Solfeggio, in Music, a vocal exercise, in which the syllables Ut (or Do), Re, Mi, Fa, Sol, La, Si—corresponding to C, D, E, F, G, A, B—are employed in lieu of words. Their use as a method of nomenclature originated, as far as the first six are concerned, in the 11th century with Guido Aretinus (q.v.), who substituted his hexachord system for the old Greek tetrachords.
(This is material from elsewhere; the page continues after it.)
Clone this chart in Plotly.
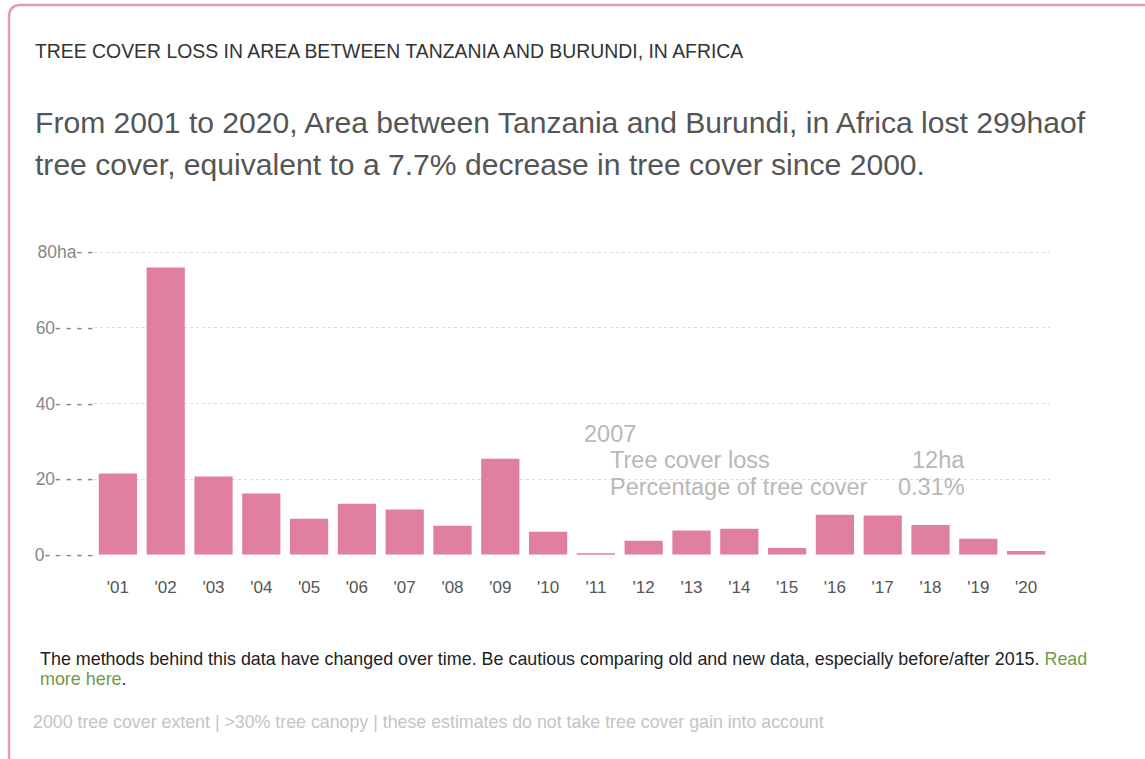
import plotly.graph_objects as go

years = ["'01", "'02", "'03", "'04", "'05", "'06", "'07", "'08", "'09", "'10",
         "'11", "'12", "'13", "'14", "'15", "'16", "'17", "'18", "'19", "'20"]
loss_ha = [21.5, 76, 20.7, 16.2, 9.5, 13.5, 12, 7.7, 25.4, 6.1,
           0.3, 3.7, 6.4, 6.9, 1.8, 10.6, 10.4, 7.9, 4.2, 1.0]
ytick_vals = [0, 20, 40, 60, 80]
ytick_text = ["0- - - - -", "20- - - -", "40- - - -", "60- - - -", "80ha- -"]

W, H = 1145, 759
HE = 748  # effective height used for vertical placement
def px(x): return x / W
def py(y): return 1 - y / HE

fig = go.Figure()
fig.add_trace(go.Bar(x=years, y=loss_ha, marker_color="#e07fa2",
                     marker_line_width=0, hoverinfo="skip"))

y0, y80 = 554, 252
per = (y0 - y80) / 80
ytop = 84
fig.update_layout(
    width=W, height=H,
    margin=dict(l=0, r=0, t=0, b=0),
    paper_bgcolor="white", plot_bgcolor="white",
    showlegend=False, bargap=0.2,
    font=dict(family="Liberation Sans, Arial, sans-serif", color="#555"),
    xaxis=dict(domain=[px(94), px(1050)], showgrid=False, zeroline=False,
               showline=False, ticks="", tickfont=dict(size=17, color="#555"),
               range=[-0.5, 19.5], ticklabelstandoff=20),
    yaxis=dict(domain=[py(y0), py(y0 - ytop * per)], range=[0, ytop],
               tickvals=ytick_vals, ticktext=ytick_text,
               tickfont=dict(size=17.5, color="#888"),
               showgrid=True, gridcolor="#dcdcdc", griddash="dot", gridwidth=1,
               zeroline=False, showline=False, ticks=""),
)

# card border (rounded top-left corner)
r = 12
fig.add_shape(type="path", xref="paper", yref="paper",
              path=(f"M {px(9)},{py(775)} L {px(9)},{py(5 + r)} "
                    f"Q {px(9)},{py(5)} {px(9 + r)},{py(5)} L {px(1150)},{py(5)}"),
              line=dict(color="#e59ab5", width=2.5))

ann = []
def text(x, y, s, size, color, anchor="left"):
    ann.append(dict(x=px(x), y=py(y), xref="paper", yref="paper", text=s,
                    showarrow=False, xanchor=anchor, yanchor="middle",
                    font=dict(size=size, color=color,
                              family="Liberation Sans, Arial, sans-serif")))

text(33, 51, "TREE COVER LOSS IN AREA BETWEEN TANZANIA AND BURUNDI, IN AFRICA", 19.4, "#333")
text(33, 122, "From 2001 to 2020, Area between Tanzania and Burundi, in Africa lost 299haof", 30.1, "#555")
text(33, 164, "tree cover, equivalent to a 7.7% decrease in tree cover since 2000.", 30.1, "#555")

# tooltip
text(582, 433, "2007", 23.5, "#b8b8b8")
text(608, 459, "Tree cover loss", 23.5, "#b8b8b8")
text(967, 459, "12ha", 23.5, "#b8b8b8", "right")
text(608, 486, "Percentage of tree cover", 23.5, "#b8b8b8")
text(967, 486, "0.31%", 23.5, "#b8b8b8", "right")

text(38, 658, "The methods behind this data have changed over time. Be cautious comparing old and new data, especially before/after 2015. "
     "<span style='color:#6f9a4c'>Read</span>", 17.9, "#222")
text(38, 678, "<span style='color:#6f9a4c'>more here</span>.", 17.9, "#222")
text(31, 721, "2000 tree cover extent | >30% tree canopy | these estimates do not take tree cover gain into account", 17.8, "#c4c4c4")

fig.update_layout(annotations=ann)
fig.write_html("out.html")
Observing in the melody of an ancient hymn for the festival of St John the Baptist, beginning

Ut queant laxis Resonare fibris
Mira gestorum Famuli tuorum,
Solve polluti Labii reatum
Sancte Ioannes,
that the notes on which the successive phrases began were identical in order with the sounds of the hexachord, he adopted the syllables to which they were allied in the above stanza as names to represent the degrees of his new scale. When, early in the 17th century, the octave was completed by the seventh or 'leading note,' the syllable Si, formed of the initials of 'Sancte Ioannes,' was added; while Do generally took the place of Ut, as being more easily sung. The art of thus illustrating the construction of the musical scale by the use of syllables is called solmisation.